Looking at the figure above, the 1st layer is the data layer which contains A, B, C, and D. These are the data elements that need to be summarized. In the 2nd row, the hash of each data has been generated using a hash function. The hashes of the data are combined in the following layers and the hash of the combined hashes is generated. This process is repeated until the tree is left with a single root hash which is on the topmost layer. The Merkle root is stored in the Block header and hash value of the block header depends upon the Merkle Root Hash. Any change in any layer of the hierarchy will result in the change of hash values of Merkle Root Hash and the hash of Block Header.
- Timestamp – A timestamp is the stamp of the exact time when the block is generated or updated by the miner. The miner is responsible for inserting the timestamp in the block.

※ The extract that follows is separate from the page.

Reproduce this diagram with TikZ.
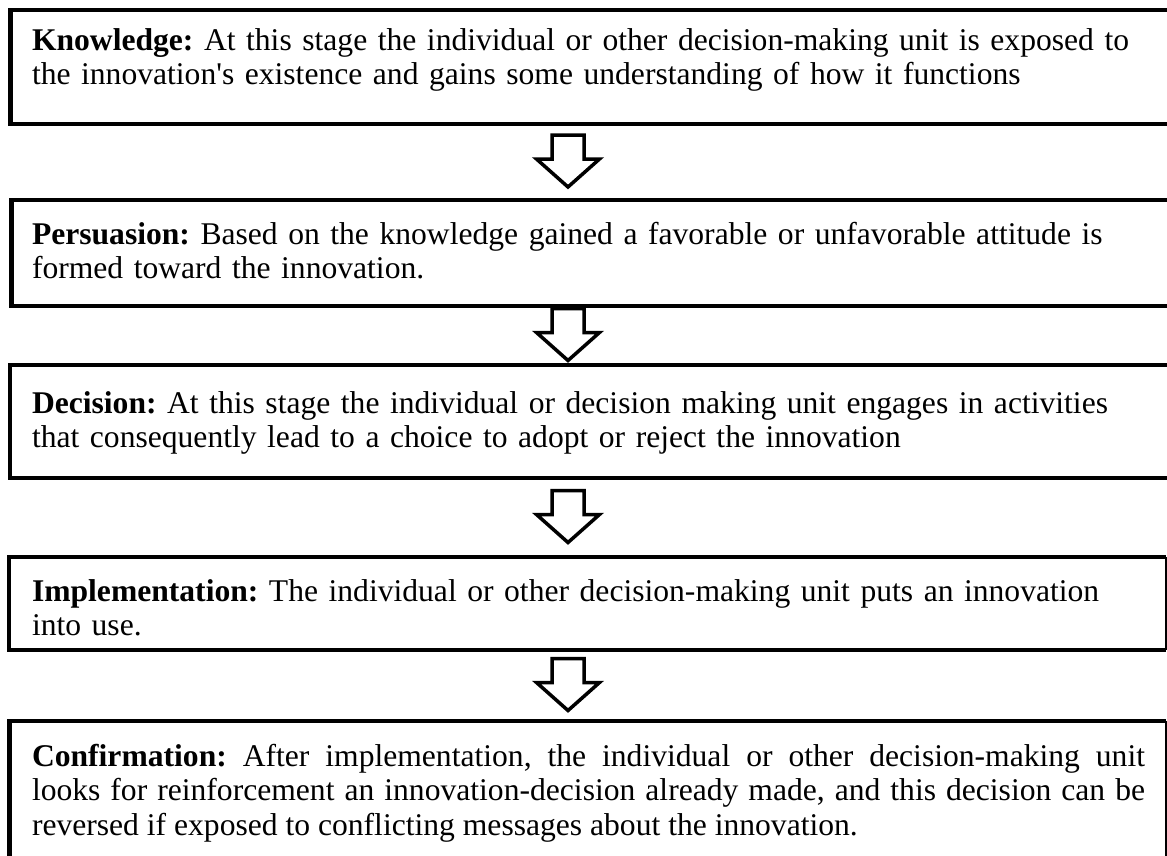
\documentclass[tikz,border=0pt]{standalone}
\usepackage{fontspec}
\setmainfont{Liberation Serif}[Ligatures=TeXOff]
\usetikzlibrary{calc}
\frenchspacing
\begin{document}
\begin{tikzpicture}[x=1pt,y=-1pt,
  stagebox/.style={inner sep=0pt, outer sep=0pt, anchor=north west, draw=none},
  boxline/.style={line width=4.5pt, line join=miter},
  thinline/.style={line width=2pt},
  stagetext/.style={inner sep=0pt, outer sep=0pt, anchor=base west, align=left,
    text width=1113pt, font=\fontsize{31.6}{34.5}\selectfont\frenchspacing},
  barrow/.style={draw=black, fill=white, line width=3.5pt, line join=miter}]
\useasboundingbox (0,0) rectangle (1167,855);
\clip (0,0) rectangle (1167,855);
% boxes
\node[stagebox, minimum width=1190pt, minimum height=114pt] (b1) at (10.5,10) {};
\node[stagebox, minimum width=1190pt, minimum height=106pt] (b2) at (11.5,200) {};
\node[stagebox, minimum width=1190pt, minimum height=113pt] (b3) at (10,365) {};
\node[stagebox, minimum width=1156.5pt, minimum height=93pt] (b4) at (9,557) {};
\node[stagebox, minimum width=1156pt, minimum height=160pt] (b5) at (9.5,721) {};
\foreach \b in {b1,b2,b3,b4,b5}{
  \draw[boxline] (\b.north east) -- (\b.north west) -- (\b.south west) -- (\b.south east);
  \draw[thinline] (\b.north east) -- (\b.south east);
}
% texts
\node[stagetext] (t1) at (32,50) {\textbf{Knowledge:} At this stage the individual or other decision-making unit is exposed to\\the innovation's existence and gains some understanding of how it functions};
\node[stagetext] (t2) at (32,244) {\textbf{Persuasion:} Based on the knowledge gained a favorable or unfavorable attitude is\\formed toward the innovation.};
\node[stagetext] (t3) at (32,413) {\textbf{Decision:} At this stage the individual or decision making unit engages in activities\\that consequently lead to a choice to adopt or reject the innovation};
\node[stagetext] (t4) at (32,601) {\textbf{Implementation:} The individual or other decision-making unit puts an innovation\\into use.};
\node[stagetext, align=justify] (t5) at (32,766) {\textbf{Confirmation:} After implementation, the individual or other decision-making unit \linebreak looks for reinforcement an innovation-decision already made, and this decision can be \linebreak reversed if exposed to conflicting messages about the innovation.};
% block arrows between boxes
\coordinate (xc) at (568,0);
\foreach \u/\l [count=\i] in {b1/b2,b2/b3,b3/b4,b4/b5}{
  \coordinate (m\i) at ($(\u.south west)!0.5!(\l.north west)$);
  \coordinate (a\i) at (m\i -| xc);
  \draw[barrow] (a\i) ++(-16,-27) -- ++(32,0) -- ++(0,24) -- ++(15.5,0)
     -- ++(-31.5,28) -- ++(-31.5,-28) -- ++(15.5,0) -- cycle;
}
\end{tikzpicture}
\end{document}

In-Page 7 of Ethereum’s White paper, Vitalik Buterin says to check if the block is valid:
“Check that the timestamp of the block is greater than that of the [median of the 11 previous blocks] and less than 2 hours into the future”
- Nonce Value – It is a one-time 32-bit random number, manipulated by the miner to solve the hash puzzle, which when solved, enables the miner to add the block to the blockchain.
- Data included in the block
Chaining the Blockchain
As observed in the list of components of a block, each block contains its own hash as well as the hash of the previous block and this is how the blocks stay connected and form a linear chain of blocks. Any change in a block will result in a change in the hash of that block and in all the hashes of the succeeding blocks. This way, it is easier to locate the block which has undergone a change.
Below is the figure to summarize the complete architecture of the blockchain.
How does a Blockchain work?
Below is a step-by-step process that explains the working of a blockchain. We are explaining this working based on Bitcoin’s blockchain. To start with the process, consider A wants to send money/data to B. The transaction will be represented as a block in the network. The architecture of the block has already been discussed earlier. The transaction is broadcasted on the blockchain network. The network (miners) will work to validate the authenticity of the transaction using a consensus mechanism (discussed later). A new block is generated once the block is deemed authentic by the network. Once the block is generated, it will be added to the most current state (the most recent block) of the blockchain. After the block has been added, the blockchain will be updated to its most current state and the transaction will be executed.